■ Given instruction
Search the records below for the word "that" and show every line where it occurs.

■ Stored rows
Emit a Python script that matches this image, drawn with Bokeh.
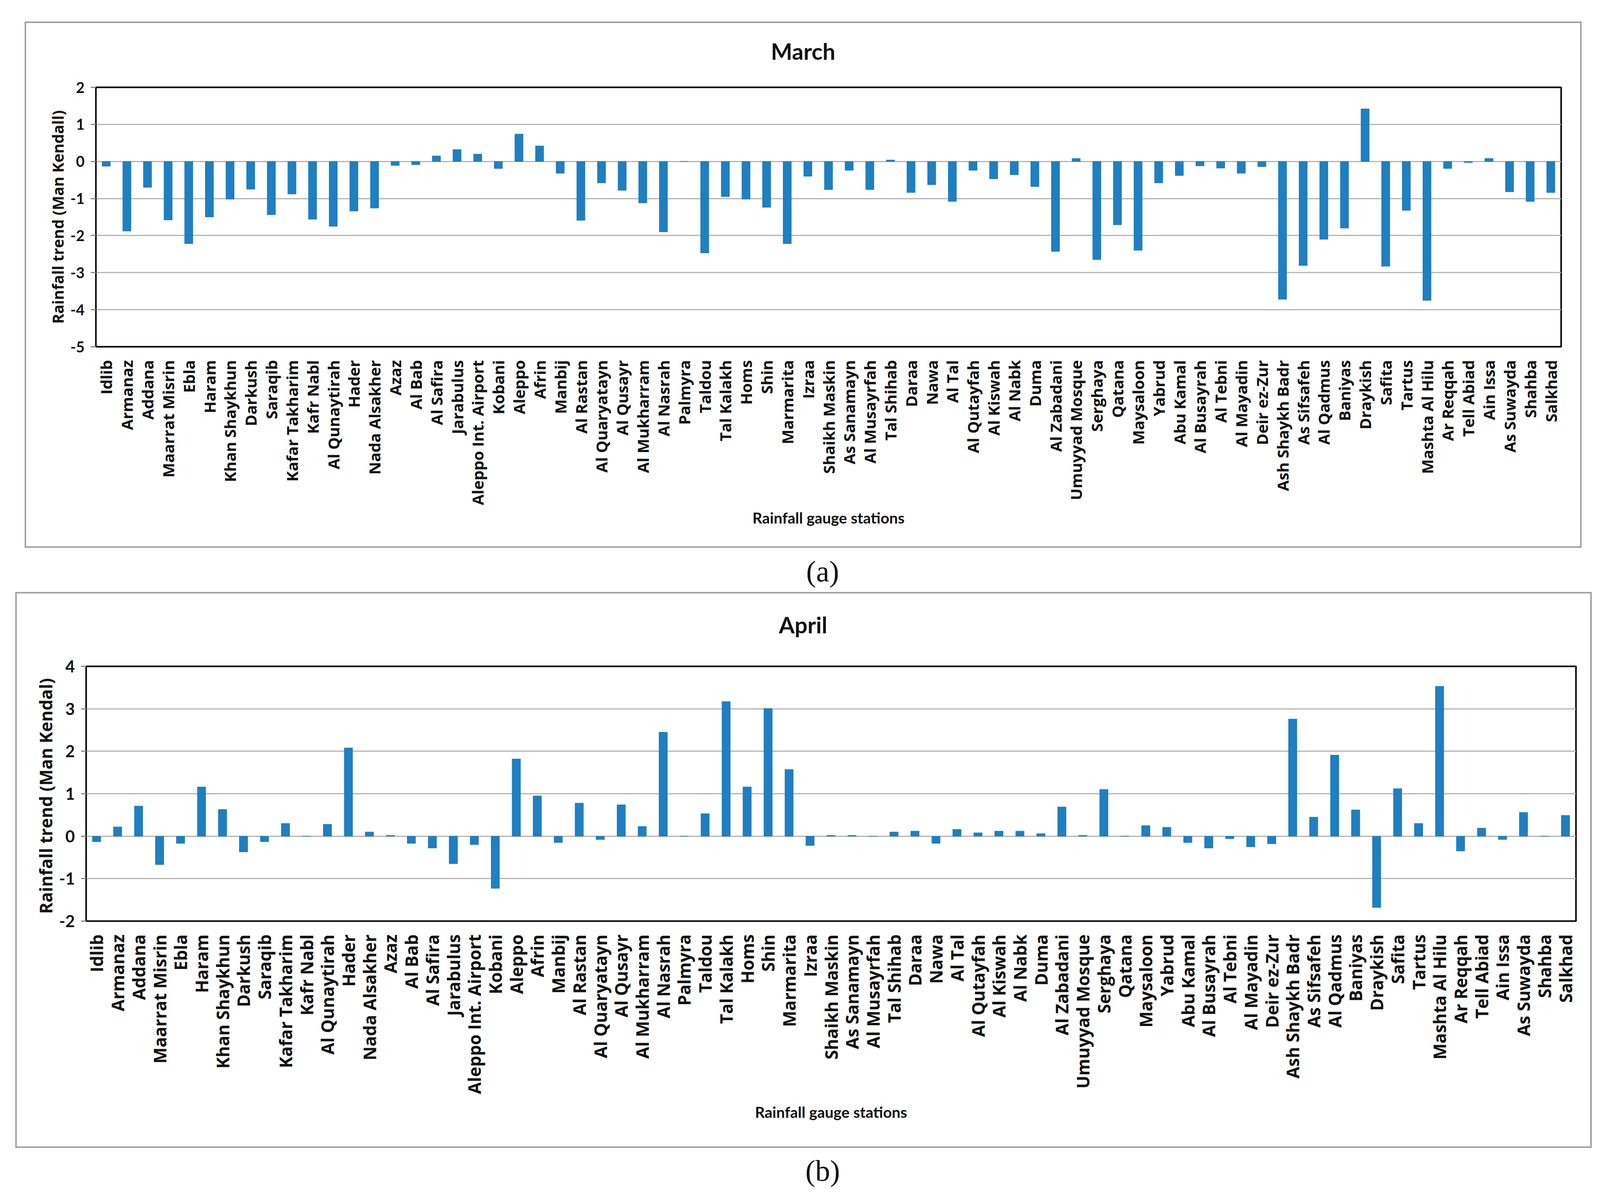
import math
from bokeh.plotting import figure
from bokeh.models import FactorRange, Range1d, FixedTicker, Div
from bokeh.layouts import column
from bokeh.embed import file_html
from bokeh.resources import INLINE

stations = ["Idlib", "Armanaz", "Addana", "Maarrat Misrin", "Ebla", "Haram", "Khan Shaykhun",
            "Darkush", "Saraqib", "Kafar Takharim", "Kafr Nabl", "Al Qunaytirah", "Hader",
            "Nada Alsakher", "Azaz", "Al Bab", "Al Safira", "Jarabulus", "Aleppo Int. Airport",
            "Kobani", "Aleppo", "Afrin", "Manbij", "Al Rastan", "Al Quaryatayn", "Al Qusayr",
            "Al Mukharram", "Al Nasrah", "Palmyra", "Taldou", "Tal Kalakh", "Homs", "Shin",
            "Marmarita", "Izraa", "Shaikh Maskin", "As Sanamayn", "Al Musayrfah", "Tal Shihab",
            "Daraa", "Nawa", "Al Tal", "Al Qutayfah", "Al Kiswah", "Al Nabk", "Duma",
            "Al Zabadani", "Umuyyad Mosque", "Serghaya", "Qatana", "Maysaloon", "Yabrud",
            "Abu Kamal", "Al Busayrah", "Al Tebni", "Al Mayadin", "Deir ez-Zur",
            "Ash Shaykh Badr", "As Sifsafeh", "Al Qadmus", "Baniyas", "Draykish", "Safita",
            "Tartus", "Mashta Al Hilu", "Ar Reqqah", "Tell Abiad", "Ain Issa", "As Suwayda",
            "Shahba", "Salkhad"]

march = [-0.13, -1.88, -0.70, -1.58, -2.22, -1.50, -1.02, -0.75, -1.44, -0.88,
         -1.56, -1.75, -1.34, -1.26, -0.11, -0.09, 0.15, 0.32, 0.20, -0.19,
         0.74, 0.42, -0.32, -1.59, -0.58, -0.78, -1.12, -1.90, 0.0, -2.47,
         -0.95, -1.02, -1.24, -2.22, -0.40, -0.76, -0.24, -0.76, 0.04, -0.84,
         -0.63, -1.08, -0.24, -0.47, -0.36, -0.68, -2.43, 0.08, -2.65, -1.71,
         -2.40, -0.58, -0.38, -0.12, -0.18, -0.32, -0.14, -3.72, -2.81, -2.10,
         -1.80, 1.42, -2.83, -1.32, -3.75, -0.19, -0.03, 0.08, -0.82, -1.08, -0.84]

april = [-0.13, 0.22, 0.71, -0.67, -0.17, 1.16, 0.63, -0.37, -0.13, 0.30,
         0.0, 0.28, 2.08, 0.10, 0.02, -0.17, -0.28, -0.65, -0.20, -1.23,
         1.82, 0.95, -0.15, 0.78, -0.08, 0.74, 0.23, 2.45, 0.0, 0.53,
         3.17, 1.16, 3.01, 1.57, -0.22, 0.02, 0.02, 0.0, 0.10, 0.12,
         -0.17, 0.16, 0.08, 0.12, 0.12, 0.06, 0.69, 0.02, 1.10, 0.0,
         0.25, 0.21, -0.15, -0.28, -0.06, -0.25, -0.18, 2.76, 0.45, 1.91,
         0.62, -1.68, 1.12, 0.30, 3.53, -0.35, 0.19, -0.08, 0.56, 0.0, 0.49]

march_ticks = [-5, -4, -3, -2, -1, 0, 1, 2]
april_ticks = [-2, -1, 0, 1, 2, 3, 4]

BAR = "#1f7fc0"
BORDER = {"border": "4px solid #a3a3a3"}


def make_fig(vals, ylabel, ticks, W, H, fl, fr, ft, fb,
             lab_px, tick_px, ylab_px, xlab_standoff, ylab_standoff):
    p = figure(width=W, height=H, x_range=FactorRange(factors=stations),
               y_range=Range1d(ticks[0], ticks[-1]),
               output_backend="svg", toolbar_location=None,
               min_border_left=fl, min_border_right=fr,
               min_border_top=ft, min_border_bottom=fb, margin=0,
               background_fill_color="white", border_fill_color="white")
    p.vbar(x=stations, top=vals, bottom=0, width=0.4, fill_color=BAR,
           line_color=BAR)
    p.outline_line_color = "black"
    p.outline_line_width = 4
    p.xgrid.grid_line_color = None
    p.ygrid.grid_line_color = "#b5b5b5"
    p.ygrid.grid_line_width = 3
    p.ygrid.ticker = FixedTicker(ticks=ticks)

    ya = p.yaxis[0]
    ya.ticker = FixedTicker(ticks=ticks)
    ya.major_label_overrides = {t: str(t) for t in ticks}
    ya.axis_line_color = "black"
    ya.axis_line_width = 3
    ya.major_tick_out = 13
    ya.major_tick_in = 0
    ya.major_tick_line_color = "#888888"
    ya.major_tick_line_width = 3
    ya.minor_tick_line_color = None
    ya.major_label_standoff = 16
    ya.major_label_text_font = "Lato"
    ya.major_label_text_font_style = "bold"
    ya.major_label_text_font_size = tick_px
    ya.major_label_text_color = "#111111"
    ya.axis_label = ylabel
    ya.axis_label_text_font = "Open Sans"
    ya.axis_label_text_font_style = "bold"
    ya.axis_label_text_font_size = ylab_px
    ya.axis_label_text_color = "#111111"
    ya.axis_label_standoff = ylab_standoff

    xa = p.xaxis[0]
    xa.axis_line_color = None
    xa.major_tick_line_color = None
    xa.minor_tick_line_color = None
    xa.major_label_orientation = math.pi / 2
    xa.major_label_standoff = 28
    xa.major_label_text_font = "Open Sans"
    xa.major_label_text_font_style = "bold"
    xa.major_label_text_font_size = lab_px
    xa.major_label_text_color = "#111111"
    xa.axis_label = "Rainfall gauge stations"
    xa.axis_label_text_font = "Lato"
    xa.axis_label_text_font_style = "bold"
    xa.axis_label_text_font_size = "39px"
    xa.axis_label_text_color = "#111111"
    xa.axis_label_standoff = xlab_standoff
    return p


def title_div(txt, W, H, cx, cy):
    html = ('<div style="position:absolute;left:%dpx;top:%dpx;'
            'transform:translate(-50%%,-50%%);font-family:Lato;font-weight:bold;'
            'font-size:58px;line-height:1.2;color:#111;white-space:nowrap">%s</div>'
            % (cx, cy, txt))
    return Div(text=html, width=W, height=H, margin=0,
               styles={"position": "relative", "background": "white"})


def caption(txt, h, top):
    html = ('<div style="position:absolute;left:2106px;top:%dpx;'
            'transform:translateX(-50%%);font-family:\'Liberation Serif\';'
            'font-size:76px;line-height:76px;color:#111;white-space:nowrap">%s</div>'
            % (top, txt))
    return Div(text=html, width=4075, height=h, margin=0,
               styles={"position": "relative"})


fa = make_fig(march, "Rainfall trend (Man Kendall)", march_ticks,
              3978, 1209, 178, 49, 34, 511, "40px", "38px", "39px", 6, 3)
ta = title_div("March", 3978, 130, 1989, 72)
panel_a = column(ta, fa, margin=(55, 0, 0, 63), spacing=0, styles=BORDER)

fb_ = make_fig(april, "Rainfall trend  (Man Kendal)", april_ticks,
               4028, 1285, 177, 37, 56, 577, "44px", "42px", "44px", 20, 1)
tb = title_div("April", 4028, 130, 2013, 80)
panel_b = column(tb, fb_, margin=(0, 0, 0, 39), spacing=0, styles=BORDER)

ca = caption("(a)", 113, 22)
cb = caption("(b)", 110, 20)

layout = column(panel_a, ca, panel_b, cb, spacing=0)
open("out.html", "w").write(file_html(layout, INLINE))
==
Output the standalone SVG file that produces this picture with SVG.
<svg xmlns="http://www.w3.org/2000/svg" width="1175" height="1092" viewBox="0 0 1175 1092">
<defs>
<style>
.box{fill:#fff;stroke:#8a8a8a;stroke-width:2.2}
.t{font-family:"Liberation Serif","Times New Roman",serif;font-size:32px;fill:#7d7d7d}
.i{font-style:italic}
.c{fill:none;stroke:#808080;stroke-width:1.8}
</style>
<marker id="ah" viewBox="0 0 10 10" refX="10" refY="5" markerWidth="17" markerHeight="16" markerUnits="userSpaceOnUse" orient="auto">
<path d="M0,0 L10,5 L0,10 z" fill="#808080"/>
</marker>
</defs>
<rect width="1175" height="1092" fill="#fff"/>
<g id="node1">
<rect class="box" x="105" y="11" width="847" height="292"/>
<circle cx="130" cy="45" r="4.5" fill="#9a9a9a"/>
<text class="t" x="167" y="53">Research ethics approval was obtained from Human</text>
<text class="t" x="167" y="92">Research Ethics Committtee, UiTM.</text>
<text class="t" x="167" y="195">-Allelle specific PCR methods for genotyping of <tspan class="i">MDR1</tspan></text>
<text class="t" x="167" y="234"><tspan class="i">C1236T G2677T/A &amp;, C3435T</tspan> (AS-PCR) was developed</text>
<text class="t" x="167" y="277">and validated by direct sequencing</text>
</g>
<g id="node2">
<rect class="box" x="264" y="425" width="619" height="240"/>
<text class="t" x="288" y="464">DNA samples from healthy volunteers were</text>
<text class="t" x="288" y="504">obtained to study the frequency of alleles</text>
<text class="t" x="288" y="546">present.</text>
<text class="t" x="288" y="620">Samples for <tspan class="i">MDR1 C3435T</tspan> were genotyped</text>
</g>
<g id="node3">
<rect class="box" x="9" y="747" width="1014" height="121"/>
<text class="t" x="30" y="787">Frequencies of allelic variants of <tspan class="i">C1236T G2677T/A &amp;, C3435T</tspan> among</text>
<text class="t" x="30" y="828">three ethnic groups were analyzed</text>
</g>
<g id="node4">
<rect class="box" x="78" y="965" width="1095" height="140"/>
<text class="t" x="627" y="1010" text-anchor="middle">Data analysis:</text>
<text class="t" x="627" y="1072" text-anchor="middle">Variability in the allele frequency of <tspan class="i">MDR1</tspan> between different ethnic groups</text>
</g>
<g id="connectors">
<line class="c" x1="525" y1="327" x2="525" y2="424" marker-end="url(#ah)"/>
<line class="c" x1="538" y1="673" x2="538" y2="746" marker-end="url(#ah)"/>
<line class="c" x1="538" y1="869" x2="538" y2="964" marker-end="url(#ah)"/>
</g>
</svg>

■ Output for this task
Emit a Python script that matches this image, drawn with Bokeh.
Output the standalone SVG file that produces this picture with SVG.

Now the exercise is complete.